**EXERCISE INSTRUCTIONS:** Lines with "Write the matplotlib code for this chart." and "ax = fig.add_axes([90/W, 1-464/H, (1027-90)/W, (464-100)/H])" mark the range, both included. Reproduce exactly that stretch, without pictures.

**RECORD SET:**
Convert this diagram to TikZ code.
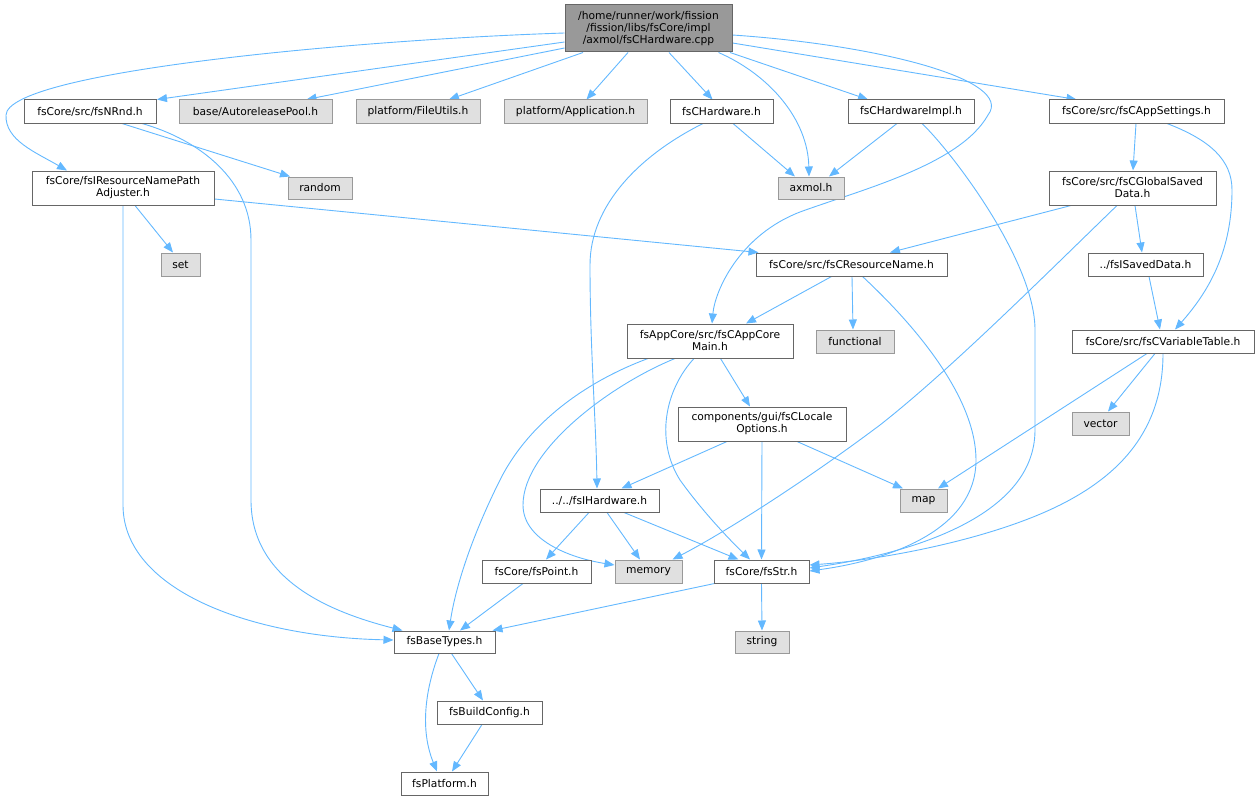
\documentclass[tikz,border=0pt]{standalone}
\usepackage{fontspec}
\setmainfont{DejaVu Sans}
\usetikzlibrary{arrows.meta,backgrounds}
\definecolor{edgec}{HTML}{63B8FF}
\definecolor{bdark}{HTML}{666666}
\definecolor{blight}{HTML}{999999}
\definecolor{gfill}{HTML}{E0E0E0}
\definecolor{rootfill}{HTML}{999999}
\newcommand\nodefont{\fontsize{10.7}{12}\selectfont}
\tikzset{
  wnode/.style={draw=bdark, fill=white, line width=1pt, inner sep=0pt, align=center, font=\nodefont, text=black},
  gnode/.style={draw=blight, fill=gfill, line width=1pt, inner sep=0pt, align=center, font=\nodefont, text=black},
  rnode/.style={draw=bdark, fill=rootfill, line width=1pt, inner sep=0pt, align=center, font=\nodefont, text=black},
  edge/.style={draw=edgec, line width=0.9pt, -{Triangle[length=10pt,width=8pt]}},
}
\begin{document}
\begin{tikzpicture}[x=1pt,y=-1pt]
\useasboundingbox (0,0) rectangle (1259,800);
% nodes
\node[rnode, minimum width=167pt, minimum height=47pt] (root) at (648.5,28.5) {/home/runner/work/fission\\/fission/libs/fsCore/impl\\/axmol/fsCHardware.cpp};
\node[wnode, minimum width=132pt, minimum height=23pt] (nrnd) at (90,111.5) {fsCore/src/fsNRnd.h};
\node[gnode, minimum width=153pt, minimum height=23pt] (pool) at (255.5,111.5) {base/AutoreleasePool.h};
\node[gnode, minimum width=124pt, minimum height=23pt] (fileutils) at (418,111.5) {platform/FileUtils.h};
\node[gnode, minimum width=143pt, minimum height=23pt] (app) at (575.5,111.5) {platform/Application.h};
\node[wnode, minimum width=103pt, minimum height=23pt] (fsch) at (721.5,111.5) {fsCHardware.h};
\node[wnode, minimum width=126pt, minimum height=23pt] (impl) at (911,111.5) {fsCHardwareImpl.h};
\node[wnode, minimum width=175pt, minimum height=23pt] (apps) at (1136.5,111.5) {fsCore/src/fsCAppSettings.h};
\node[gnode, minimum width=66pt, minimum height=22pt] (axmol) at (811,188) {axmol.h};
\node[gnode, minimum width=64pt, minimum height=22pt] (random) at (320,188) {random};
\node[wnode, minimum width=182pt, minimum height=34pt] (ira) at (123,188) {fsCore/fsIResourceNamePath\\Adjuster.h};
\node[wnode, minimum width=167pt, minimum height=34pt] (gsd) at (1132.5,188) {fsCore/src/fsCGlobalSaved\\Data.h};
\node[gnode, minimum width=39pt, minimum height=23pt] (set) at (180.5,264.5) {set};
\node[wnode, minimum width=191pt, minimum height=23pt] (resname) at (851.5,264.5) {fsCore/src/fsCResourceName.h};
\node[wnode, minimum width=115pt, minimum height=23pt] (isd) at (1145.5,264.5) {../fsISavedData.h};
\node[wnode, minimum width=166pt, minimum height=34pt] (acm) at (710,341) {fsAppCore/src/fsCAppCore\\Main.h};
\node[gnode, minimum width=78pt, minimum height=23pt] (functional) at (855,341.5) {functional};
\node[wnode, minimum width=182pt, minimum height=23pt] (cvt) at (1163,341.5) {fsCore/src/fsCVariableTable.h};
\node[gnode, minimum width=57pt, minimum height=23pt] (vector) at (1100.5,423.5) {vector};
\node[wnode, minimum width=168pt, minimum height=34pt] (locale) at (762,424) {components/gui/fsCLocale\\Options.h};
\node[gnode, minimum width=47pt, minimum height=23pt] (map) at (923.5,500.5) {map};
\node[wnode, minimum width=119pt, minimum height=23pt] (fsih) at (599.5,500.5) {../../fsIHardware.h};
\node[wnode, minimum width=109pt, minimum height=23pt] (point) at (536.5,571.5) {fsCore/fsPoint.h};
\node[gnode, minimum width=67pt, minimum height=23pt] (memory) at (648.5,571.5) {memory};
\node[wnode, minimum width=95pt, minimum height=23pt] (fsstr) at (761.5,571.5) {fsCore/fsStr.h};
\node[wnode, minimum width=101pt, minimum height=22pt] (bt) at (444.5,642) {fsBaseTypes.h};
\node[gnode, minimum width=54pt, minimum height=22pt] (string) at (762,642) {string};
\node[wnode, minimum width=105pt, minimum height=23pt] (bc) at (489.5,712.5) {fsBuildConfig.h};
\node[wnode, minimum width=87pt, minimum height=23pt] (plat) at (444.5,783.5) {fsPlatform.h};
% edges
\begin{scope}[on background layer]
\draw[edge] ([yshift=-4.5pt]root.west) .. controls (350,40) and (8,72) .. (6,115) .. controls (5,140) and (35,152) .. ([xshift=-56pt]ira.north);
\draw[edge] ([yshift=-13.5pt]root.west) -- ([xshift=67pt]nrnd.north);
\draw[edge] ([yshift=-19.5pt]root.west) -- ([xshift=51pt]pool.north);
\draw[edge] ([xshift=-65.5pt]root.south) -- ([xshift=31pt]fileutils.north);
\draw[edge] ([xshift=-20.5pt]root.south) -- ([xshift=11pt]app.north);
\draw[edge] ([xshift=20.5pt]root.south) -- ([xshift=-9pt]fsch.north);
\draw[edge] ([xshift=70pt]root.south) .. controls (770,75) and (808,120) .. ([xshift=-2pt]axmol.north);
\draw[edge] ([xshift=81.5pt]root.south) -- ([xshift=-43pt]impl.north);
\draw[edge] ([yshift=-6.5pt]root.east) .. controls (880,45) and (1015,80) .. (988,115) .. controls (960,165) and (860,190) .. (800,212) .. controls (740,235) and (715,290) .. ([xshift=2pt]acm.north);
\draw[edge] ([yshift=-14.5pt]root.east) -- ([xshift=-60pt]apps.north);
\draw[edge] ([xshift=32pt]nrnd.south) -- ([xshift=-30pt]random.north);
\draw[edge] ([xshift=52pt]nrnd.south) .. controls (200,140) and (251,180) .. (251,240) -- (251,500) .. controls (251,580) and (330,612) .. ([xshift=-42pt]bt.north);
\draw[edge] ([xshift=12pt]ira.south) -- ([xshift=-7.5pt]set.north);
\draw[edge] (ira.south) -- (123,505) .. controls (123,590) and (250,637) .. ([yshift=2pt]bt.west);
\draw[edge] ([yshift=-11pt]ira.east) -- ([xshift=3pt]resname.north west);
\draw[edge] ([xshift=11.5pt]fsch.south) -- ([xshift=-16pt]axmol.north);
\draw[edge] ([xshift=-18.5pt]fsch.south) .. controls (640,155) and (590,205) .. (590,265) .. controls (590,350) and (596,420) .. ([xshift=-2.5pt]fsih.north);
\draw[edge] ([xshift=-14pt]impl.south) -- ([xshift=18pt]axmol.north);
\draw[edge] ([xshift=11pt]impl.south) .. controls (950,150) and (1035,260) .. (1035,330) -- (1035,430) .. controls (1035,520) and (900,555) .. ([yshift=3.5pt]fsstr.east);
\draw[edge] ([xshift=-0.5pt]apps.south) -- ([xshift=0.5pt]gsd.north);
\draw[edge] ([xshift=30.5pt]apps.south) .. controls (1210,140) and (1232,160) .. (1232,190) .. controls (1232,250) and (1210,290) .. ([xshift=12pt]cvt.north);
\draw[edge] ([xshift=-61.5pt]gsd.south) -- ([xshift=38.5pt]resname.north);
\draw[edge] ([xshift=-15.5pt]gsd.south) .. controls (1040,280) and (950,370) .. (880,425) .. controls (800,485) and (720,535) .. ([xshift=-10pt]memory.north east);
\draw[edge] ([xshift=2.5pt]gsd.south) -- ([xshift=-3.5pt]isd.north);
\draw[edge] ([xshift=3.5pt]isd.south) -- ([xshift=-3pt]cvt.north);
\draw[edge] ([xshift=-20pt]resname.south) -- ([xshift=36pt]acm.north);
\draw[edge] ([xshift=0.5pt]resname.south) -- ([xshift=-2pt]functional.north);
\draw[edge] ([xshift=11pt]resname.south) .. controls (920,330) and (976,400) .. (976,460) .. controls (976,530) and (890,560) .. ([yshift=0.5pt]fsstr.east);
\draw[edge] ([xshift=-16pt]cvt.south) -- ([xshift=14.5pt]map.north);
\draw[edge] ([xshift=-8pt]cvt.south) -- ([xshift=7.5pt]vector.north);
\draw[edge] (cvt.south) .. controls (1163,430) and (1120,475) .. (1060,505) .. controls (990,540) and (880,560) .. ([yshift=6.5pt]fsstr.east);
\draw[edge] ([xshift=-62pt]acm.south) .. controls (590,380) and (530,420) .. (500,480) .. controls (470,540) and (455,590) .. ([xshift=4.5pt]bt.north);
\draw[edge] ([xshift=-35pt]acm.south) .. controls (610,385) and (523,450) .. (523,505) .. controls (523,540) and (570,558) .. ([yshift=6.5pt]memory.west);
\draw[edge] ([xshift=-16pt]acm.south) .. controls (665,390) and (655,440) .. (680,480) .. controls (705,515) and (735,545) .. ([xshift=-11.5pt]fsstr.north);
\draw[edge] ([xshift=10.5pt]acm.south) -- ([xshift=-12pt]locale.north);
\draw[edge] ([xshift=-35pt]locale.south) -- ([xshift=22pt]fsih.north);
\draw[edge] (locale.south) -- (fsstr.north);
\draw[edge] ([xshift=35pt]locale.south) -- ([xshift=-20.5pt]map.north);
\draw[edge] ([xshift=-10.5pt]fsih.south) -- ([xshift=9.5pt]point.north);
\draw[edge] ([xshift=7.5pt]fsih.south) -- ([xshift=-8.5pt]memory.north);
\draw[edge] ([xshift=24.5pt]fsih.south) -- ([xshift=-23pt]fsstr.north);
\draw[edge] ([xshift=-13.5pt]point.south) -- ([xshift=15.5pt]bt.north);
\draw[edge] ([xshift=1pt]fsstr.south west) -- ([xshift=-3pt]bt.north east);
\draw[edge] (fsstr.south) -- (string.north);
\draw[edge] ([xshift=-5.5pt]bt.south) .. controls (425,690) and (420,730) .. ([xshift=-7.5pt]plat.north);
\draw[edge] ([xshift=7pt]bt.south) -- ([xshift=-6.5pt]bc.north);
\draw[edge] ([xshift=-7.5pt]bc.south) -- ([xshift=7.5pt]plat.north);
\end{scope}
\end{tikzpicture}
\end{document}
* * *
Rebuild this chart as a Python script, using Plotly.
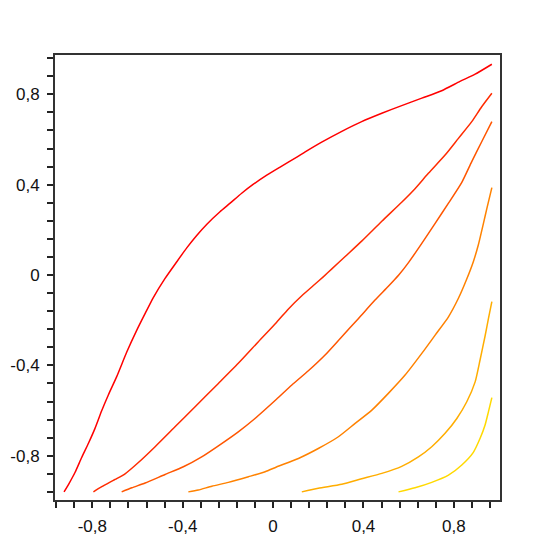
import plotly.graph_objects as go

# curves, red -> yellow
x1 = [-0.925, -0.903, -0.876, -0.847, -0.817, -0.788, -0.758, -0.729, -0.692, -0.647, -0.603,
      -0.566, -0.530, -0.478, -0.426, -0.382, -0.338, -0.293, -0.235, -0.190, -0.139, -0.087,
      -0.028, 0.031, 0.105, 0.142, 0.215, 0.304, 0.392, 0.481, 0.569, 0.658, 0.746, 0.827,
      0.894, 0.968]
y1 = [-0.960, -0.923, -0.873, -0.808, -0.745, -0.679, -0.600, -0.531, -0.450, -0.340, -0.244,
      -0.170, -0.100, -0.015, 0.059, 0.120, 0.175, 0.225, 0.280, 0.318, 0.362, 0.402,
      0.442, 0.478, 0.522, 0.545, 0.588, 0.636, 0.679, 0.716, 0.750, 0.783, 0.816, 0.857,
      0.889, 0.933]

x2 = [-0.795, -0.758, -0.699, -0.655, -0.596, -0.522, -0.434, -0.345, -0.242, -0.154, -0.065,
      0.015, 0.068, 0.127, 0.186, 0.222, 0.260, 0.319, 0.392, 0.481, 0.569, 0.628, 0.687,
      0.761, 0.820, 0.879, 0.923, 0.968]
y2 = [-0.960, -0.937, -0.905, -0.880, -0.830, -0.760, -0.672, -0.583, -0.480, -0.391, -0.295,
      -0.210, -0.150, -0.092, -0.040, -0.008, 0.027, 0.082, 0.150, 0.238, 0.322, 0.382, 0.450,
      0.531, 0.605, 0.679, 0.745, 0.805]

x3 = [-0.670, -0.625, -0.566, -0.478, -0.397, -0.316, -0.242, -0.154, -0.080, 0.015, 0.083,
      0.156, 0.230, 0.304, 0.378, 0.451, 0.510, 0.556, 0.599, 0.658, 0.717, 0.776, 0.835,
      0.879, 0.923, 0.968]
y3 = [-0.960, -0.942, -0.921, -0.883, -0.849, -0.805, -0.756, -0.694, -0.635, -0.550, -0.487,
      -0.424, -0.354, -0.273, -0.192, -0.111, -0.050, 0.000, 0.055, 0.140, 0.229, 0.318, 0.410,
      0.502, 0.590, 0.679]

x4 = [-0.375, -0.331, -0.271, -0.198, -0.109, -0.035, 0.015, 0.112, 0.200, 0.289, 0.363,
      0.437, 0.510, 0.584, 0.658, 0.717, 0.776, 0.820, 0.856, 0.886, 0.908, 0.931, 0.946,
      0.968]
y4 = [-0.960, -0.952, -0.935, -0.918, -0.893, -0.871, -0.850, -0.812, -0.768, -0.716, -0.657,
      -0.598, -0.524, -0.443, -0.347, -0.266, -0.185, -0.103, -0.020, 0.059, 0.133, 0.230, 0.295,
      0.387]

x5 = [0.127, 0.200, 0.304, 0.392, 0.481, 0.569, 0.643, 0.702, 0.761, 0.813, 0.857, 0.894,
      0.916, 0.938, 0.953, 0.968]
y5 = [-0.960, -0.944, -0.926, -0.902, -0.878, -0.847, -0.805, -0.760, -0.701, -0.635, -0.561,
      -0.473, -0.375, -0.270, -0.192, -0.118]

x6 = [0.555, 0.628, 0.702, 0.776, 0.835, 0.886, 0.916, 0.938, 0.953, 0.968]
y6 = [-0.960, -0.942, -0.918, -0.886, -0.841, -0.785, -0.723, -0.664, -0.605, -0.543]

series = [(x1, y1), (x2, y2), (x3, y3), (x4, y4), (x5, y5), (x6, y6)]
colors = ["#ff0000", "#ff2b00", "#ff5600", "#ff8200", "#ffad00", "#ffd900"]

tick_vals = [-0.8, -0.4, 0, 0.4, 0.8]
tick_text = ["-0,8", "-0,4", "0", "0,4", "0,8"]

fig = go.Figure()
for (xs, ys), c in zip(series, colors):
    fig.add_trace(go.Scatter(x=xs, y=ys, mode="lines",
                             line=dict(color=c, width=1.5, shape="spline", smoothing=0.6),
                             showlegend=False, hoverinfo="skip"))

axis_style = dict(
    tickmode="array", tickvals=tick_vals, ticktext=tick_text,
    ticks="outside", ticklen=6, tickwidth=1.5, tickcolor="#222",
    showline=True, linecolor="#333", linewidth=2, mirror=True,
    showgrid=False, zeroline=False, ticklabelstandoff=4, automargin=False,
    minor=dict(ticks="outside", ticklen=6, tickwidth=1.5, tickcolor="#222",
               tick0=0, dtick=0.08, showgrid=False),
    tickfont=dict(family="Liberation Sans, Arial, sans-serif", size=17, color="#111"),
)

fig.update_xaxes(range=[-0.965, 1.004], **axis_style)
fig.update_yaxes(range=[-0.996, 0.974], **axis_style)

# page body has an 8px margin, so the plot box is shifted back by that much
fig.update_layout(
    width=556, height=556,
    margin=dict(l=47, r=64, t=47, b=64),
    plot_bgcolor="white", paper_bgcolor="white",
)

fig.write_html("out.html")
==
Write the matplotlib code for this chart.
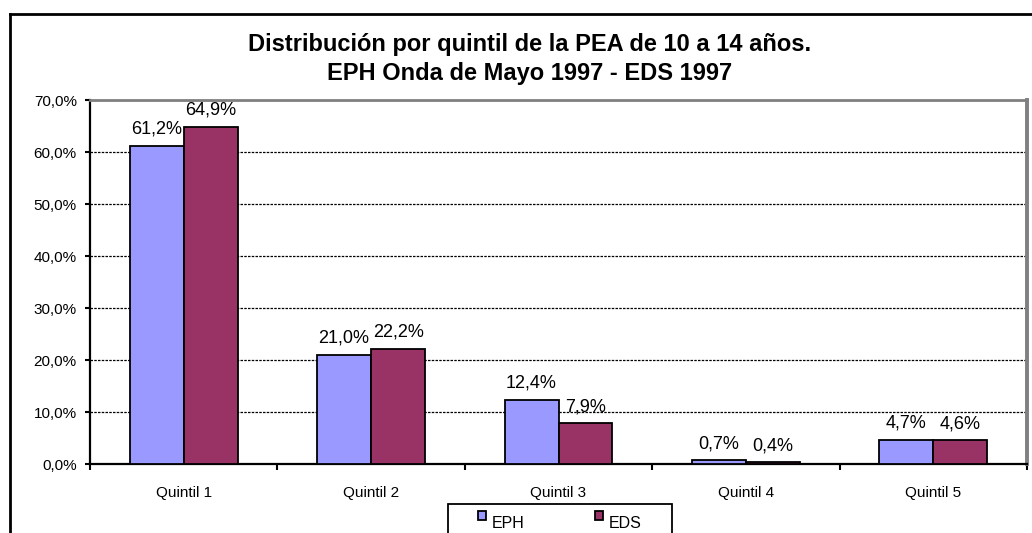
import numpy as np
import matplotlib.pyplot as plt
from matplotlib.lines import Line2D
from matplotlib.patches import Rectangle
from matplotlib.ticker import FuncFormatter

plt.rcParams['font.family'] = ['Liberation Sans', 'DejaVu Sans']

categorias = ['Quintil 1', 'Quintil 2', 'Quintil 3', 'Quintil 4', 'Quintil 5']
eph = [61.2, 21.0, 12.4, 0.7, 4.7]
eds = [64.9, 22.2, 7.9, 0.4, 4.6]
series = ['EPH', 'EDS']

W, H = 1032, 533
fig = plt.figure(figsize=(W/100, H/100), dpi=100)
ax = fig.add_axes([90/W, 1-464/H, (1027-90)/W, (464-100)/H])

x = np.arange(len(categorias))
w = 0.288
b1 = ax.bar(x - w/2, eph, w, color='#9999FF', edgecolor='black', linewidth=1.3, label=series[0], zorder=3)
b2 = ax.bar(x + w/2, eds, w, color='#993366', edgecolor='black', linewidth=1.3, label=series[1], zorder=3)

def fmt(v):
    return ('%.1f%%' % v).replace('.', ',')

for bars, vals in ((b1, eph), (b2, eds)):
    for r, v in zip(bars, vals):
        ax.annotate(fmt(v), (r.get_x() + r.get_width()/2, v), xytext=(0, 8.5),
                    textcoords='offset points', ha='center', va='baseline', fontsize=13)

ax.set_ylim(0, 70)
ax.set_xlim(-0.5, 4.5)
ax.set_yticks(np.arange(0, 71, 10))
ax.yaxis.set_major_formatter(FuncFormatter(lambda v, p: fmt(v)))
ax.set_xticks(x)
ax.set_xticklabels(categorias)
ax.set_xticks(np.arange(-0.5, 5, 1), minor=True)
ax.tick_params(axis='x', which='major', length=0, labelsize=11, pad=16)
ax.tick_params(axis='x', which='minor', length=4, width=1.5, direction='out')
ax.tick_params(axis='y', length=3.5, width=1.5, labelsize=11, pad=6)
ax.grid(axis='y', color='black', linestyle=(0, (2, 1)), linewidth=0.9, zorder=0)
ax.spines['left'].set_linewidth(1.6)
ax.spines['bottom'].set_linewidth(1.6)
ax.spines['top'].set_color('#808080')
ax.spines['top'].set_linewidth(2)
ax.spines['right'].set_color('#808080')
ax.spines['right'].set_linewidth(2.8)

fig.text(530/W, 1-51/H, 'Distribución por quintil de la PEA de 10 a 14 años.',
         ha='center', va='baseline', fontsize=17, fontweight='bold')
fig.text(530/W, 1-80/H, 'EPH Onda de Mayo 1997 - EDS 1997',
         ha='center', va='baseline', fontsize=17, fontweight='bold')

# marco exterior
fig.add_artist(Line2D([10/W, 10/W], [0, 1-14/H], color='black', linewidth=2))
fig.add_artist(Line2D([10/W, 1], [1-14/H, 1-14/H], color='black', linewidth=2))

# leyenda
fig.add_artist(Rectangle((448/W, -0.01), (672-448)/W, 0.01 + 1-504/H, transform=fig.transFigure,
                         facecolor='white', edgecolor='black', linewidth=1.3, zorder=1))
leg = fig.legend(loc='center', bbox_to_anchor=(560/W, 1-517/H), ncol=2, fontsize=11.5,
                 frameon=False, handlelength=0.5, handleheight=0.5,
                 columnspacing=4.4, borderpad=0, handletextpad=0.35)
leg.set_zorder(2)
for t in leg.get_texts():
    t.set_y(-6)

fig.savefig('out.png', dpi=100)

**WRITTEN ANSWER:**
Write the matplotlib code for this chart.
import numpy as np
import matplotlib.pyplot as plt
from matplotlib.lines import Line2D
from matplotlib.patches import Rectangle
from matplotlib.ticker import FuncFormatter

plt.rcParams['font.family'] = ['Liberation Sans', 'DejaVu Sans']

categorias = ['Quintil 1', 'Quintil 2', 'Quintil 3', 'Quintil 4', 'Quintil 5']
eph = [61.2, 21.0, 12.4, 0.7, 4.7]
eds = [64.9, 22.2, 7.9, 0.4, 4.6]
series = ['EPH', 'EDS']

W, H = 1032, 533
fig = plt.figure(figsize=(W/100, H/100), dpi=100)
ax = fig.add_axes([90/W, 1-464/H, (1027-90)/W, (464-100)/H])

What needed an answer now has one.